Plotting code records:
-- start --
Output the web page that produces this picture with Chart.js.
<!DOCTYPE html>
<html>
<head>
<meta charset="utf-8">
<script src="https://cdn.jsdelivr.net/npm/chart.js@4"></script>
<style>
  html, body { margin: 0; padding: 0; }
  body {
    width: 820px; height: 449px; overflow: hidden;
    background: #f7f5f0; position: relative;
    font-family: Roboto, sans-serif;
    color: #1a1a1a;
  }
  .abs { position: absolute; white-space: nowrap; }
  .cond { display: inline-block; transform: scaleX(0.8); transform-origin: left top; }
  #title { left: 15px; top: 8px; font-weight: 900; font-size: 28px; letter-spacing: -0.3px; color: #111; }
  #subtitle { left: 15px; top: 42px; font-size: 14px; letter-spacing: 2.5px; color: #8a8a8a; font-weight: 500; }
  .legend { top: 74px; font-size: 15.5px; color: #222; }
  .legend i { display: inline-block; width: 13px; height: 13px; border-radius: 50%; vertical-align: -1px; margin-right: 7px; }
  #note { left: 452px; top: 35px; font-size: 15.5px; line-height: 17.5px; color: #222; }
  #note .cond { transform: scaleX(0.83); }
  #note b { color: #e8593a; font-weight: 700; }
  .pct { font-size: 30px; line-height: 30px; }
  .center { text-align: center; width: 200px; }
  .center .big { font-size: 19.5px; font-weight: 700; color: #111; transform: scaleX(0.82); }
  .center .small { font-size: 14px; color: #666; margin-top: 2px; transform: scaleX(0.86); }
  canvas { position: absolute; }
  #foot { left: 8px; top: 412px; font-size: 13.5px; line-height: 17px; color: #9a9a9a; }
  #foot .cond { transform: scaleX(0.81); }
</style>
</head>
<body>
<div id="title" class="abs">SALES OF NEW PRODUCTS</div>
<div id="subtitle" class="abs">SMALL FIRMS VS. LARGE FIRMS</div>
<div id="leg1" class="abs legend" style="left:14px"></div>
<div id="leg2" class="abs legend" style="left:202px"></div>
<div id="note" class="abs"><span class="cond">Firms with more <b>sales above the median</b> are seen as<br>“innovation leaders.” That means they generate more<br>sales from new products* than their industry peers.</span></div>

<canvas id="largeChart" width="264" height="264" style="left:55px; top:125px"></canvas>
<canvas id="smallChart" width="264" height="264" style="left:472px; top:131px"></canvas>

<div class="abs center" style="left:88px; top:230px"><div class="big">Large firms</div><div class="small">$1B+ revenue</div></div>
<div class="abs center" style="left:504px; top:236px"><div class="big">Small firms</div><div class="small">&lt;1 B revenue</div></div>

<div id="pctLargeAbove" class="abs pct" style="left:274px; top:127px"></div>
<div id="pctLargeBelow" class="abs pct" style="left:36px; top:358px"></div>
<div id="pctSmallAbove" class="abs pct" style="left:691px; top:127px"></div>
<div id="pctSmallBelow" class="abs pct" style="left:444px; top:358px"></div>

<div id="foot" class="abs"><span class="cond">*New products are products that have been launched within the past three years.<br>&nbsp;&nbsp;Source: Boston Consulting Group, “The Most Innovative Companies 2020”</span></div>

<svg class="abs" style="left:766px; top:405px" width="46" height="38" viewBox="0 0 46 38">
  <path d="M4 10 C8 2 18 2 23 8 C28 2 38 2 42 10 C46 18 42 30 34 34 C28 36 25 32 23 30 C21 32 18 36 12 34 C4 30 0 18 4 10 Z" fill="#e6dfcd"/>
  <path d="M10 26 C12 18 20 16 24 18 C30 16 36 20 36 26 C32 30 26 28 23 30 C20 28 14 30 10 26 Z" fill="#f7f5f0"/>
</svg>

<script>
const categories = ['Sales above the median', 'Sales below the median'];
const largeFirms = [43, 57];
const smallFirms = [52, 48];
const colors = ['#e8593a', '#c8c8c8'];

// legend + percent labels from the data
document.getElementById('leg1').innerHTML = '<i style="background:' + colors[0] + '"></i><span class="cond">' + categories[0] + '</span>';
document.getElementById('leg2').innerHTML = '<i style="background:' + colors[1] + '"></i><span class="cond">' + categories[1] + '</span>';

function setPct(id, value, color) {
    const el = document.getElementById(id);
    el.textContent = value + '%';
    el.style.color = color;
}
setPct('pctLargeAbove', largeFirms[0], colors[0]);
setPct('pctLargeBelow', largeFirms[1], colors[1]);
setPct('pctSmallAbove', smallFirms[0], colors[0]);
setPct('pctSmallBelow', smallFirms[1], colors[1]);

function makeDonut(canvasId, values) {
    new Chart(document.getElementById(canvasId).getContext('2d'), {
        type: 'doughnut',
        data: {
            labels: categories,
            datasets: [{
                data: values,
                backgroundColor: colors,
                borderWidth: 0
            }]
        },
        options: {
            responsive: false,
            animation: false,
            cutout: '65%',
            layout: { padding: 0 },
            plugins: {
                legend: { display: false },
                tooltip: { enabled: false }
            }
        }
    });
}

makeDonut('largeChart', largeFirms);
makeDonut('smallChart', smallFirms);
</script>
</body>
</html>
-- end --
-- start --
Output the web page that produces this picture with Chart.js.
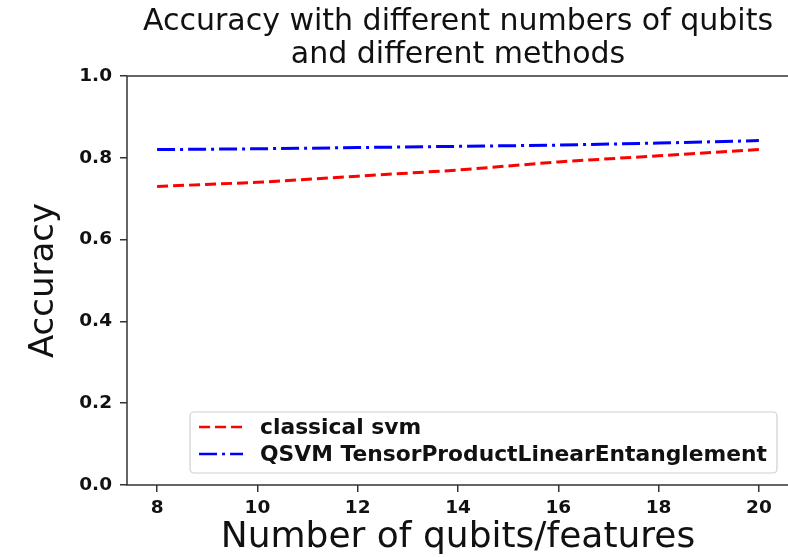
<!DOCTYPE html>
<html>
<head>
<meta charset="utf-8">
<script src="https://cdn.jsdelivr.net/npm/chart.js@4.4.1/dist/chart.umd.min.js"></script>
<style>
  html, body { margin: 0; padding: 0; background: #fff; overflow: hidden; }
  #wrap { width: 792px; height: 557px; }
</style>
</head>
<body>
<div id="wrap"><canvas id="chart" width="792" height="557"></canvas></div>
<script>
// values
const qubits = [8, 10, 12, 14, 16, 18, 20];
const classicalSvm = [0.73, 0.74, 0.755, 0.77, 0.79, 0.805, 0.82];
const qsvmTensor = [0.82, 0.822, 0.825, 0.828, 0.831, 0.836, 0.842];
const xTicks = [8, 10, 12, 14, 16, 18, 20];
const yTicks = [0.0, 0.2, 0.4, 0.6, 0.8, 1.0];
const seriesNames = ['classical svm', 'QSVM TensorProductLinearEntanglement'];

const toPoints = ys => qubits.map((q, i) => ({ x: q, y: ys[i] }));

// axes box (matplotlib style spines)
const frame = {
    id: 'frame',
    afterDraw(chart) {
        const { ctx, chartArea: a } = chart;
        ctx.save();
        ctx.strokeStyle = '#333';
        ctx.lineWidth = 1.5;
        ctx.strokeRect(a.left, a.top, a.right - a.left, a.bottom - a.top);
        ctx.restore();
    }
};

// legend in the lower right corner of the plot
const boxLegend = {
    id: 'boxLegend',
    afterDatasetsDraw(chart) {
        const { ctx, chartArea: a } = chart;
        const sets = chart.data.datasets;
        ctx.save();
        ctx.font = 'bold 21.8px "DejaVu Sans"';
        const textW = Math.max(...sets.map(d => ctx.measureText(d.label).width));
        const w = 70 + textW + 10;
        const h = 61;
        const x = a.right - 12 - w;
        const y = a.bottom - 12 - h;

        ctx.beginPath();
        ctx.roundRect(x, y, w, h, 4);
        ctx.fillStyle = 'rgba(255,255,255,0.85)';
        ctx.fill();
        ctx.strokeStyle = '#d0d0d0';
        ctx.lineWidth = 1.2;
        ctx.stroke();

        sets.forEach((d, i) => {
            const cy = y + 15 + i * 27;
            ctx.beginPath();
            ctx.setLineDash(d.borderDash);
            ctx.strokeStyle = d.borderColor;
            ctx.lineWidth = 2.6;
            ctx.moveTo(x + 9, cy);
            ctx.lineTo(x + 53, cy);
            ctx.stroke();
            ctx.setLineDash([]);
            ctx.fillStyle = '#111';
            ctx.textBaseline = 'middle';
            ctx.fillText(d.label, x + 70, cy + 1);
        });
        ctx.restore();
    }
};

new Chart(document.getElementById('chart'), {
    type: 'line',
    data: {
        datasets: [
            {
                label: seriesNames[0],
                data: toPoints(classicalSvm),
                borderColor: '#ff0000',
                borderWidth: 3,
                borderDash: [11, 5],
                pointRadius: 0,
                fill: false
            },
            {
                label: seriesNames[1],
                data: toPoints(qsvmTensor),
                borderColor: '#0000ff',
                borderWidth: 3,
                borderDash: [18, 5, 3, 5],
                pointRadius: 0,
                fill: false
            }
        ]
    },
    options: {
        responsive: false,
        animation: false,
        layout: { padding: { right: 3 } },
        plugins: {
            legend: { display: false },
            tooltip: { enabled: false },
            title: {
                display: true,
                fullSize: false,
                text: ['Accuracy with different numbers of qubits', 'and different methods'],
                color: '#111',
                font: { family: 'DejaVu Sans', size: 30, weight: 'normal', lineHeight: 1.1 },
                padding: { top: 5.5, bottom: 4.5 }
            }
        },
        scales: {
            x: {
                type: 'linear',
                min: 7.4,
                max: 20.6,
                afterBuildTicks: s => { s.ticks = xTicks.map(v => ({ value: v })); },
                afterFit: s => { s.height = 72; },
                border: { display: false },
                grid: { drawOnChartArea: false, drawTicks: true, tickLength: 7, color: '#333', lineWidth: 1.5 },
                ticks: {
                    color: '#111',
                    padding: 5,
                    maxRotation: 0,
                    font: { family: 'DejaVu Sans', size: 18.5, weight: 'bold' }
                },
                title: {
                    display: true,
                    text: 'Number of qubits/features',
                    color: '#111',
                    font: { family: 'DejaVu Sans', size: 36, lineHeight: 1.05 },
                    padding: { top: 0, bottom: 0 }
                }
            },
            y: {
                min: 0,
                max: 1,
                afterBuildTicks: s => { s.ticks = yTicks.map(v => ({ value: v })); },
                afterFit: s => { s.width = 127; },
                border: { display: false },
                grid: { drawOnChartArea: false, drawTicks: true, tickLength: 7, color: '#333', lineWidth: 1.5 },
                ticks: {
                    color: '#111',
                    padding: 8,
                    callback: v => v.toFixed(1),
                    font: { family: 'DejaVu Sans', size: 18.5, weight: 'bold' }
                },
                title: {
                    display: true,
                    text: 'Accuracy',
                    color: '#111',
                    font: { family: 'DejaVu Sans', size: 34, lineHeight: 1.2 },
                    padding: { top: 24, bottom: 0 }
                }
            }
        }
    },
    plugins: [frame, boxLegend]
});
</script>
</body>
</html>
-- end --
-- start --
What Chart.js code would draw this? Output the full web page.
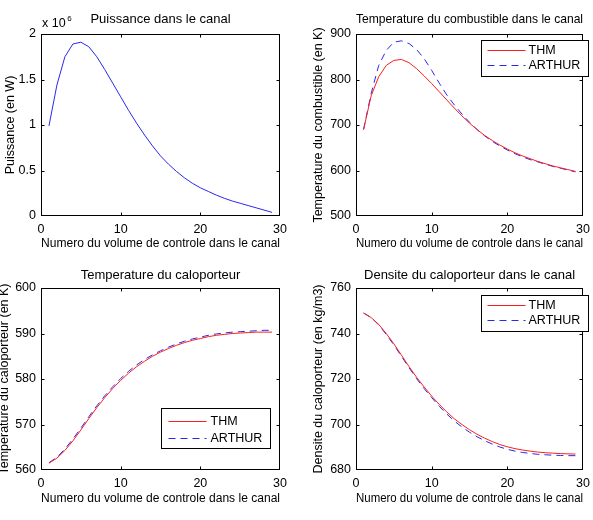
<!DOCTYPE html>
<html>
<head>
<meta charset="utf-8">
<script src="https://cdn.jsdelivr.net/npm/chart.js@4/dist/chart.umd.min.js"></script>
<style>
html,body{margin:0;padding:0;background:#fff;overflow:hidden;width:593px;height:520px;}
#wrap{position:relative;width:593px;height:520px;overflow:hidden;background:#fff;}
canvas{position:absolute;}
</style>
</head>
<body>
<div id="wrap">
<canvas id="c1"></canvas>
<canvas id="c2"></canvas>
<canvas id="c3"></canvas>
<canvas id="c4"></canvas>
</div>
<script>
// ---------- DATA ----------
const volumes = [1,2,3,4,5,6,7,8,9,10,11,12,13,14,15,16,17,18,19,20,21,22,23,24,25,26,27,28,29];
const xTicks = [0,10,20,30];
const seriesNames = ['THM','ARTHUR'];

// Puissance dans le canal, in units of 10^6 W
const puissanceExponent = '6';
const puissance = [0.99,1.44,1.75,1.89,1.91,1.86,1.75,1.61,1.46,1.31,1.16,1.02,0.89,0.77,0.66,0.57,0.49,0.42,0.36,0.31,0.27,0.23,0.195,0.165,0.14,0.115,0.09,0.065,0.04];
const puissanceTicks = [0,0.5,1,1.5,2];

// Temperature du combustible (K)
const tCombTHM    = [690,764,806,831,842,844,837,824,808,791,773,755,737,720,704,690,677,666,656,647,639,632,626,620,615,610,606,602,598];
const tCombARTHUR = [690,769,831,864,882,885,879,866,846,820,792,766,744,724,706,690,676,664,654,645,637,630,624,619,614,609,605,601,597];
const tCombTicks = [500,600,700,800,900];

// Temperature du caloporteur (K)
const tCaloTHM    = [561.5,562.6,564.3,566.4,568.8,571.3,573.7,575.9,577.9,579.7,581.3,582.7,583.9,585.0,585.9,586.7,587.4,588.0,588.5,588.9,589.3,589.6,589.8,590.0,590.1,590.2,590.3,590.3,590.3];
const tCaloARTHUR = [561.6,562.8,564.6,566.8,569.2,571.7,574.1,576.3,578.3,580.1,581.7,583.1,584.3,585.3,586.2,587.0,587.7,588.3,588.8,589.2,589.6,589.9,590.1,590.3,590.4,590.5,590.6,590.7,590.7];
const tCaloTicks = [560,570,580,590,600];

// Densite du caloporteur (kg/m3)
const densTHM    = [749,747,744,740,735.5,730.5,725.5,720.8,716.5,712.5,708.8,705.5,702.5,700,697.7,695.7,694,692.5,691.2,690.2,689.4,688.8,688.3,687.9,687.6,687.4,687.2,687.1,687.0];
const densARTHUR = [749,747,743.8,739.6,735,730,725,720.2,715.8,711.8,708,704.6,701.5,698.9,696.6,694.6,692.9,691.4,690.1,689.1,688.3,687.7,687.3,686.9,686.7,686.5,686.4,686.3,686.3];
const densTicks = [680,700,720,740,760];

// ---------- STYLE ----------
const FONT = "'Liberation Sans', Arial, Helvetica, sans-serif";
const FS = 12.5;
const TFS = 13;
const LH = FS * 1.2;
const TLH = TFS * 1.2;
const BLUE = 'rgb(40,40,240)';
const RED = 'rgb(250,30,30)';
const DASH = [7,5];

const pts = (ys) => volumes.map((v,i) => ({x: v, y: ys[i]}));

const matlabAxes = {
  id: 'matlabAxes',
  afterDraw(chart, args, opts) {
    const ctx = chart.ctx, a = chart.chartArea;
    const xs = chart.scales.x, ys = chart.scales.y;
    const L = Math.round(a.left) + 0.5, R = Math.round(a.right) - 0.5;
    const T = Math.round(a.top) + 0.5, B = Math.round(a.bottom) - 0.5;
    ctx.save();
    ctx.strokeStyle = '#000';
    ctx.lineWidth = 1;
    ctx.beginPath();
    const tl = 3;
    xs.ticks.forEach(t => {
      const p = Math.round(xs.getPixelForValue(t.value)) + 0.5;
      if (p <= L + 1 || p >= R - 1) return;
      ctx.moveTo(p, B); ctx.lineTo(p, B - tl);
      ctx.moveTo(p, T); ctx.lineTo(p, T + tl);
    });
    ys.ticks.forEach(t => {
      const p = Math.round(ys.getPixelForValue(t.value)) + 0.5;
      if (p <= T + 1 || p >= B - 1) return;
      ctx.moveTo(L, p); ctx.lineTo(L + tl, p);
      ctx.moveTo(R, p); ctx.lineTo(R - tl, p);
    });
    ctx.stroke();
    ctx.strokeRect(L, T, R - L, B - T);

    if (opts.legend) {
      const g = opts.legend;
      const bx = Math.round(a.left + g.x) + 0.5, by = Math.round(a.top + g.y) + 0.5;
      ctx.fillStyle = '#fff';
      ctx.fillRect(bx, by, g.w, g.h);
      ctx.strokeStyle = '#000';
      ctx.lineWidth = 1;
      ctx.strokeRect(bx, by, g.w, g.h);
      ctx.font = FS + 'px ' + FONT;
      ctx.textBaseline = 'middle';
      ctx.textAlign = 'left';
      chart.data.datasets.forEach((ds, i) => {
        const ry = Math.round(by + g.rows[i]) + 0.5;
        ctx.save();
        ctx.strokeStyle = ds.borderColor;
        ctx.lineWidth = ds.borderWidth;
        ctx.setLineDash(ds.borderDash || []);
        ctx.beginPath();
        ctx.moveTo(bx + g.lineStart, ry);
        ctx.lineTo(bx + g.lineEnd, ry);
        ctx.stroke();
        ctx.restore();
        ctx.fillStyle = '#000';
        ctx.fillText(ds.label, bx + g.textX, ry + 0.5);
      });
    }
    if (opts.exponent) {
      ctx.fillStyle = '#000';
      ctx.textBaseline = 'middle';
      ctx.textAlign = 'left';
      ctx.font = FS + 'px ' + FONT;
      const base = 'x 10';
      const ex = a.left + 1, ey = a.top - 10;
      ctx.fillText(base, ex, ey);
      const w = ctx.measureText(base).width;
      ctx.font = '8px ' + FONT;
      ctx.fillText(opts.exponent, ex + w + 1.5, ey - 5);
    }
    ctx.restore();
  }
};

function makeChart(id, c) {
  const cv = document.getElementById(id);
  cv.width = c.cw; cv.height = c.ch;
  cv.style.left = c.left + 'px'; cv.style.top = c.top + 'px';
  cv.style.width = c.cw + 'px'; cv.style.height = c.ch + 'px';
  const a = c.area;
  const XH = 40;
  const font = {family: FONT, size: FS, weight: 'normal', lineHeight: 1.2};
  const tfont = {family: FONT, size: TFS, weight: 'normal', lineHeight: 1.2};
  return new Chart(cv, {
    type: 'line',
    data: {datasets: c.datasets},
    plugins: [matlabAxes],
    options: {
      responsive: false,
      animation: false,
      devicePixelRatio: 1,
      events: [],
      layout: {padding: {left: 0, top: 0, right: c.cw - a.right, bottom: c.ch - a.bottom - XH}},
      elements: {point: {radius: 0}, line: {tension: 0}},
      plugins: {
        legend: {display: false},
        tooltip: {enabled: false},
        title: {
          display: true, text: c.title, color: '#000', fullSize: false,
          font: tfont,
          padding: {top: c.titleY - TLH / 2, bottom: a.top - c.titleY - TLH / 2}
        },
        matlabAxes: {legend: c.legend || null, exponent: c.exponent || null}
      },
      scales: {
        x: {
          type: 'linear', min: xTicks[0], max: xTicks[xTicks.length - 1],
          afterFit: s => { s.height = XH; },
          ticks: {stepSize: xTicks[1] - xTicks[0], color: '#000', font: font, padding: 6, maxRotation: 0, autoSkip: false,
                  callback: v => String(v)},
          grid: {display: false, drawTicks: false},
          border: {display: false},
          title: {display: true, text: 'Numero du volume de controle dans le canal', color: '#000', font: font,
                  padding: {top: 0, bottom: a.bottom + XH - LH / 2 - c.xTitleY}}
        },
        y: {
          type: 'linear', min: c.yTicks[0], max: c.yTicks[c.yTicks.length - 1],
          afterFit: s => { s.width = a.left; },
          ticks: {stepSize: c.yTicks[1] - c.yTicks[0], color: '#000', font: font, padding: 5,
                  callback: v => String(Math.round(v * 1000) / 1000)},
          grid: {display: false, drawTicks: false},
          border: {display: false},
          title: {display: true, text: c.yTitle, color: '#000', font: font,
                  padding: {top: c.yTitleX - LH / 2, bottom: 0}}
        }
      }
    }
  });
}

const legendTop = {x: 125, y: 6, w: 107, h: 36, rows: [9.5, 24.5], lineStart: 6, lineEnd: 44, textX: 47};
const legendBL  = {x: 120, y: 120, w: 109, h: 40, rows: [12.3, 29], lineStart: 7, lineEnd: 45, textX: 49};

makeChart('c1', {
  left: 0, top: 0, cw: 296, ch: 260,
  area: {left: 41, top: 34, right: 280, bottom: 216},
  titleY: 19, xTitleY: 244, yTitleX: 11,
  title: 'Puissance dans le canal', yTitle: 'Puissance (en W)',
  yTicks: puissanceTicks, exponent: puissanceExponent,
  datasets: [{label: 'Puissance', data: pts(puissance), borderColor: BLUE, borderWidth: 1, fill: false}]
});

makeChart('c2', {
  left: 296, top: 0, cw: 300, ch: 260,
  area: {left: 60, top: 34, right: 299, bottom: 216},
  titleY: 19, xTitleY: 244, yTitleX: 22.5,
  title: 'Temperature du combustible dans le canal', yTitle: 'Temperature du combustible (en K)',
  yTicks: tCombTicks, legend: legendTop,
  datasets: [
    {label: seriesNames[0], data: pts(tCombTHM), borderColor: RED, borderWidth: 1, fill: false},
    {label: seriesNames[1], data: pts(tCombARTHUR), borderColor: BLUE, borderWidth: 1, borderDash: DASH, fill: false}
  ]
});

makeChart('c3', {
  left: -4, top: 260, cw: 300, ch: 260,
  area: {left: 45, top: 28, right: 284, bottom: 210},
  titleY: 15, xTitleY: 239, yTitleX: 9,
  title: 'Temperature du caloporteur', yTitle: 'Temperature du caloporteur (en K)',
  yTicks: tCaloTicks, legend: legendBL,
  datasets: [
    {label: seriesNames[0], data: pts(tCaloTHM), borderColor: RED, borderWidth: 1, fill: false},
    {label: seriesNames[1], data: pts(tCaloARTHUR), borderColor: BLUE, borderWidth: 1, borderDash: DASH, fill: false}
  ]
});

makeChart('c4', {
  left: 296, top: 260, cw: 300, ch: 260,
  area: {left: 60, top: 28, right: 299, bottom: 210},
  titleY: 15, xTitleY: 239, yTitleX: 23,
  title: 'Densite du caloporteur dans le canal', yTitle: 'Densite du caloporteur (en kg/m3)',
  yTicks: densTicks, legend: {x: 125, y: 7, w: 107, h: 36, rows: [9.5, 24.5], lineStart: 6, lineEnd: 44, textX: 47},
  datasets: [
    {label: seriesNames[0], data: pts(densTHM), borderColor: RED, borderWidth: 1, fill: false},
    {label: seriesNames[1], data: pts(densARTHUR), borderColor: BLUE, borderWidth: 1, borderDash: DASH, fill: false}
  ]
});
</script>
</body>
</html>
-- end --
Nothing but the lines from the one containing "What Chart.js code" through the one containing "const tCaloTicks = [560,570,580,590,600];" should appear in your copy, exactly as written and without pictures.

What Chart.js code would draw this? Output the full web page.
<!DOCTYPE html>
<html>
<head>
<meta charset="utf-8">
<script src="https://cdn.jsdelivr.net/npm/chart.js@4/dist/chart.umd.min.js"></script>
<style>
html,body{margin:0;padding:0;background:#fff;overflow:hidden;width:593px;height:520px;}
#wrap{position:relative;width:593px;height:520px;overflow:hidden;background:#fff;}
canvas{position:absolute;}
</style>
</head>
<body>
<div id="wrap">
<canvas id="c1"></canvas>
<canvas id="c2"></canvas>
<canvas id="c3"></canvas>
<canvas id="c4"></canvas>
</div>
<script>
// ---------- DATA ----------
const volumes = [1,2,3,4,5,6,7,8,9,10,11,12,13,14,15,16,17,18,19,20,21,22,23,24,25,26,27,28,29];
const xTicks = [0,10,20,30];
const seriesNames = ['THM','ARTHUR'];

// Puissance dans le canal, in units of 10^6 W
const puissanceExponent = '6';
const puissance = [0.99,1.44,1.75,1.89,1.91,1.86,1.75,1.61,1.46,1.31,1.16,1.02,0.89,0.77,0.66,0.57,0.49,0.42,0.36,0.31,0.27,0.23,0.195,0.165,0.14,0.115,0.09,0.065,0.04];
const puissanceTicks = [0,0.5,1,1.5,2];

// Temperature du combustible (K)
const tCombTHM    = [690,764,806,831,842,844,837,824,808,791,773,755,737,720,704,690,677,666,656,647,639,632,626,620,615,610,606,602,598];
const tCombARTHUR = [690,769,831,864,882,885,879,866,846,820,792,766,744,724,706,690,676,664,654,645,637,630,624,619,614,609,605,601,597];
const tCombTicks = [500,600,700,800,900];

// Temperature du caloporteur (K)
const tCaloTHM    = [561.5,562.6,564.3,566.4,568.8,571.3,573.7,575.9,577.9,579.7,581.3,582.7,583.9,585.0,585.9,586.7,587.4,588.0,588.5,588.9,589.3,589.6,589.8,590.0,590.1,590.2,590.3,590.3,590.3];
const tCaloARTHUR = [561.6,562.8,564.6,566.8,569.2,571.7,574.1,576.3,578.3,580.1,581.7,583.1,584.3,585.3,586.2,587.0,587.7,588.3,588.8,589.2,589.6,589.9,590.1,590.3,590.4,590.5,590.6,590.7,590.7];
const tCaloTicks = [560,570,580,590,600];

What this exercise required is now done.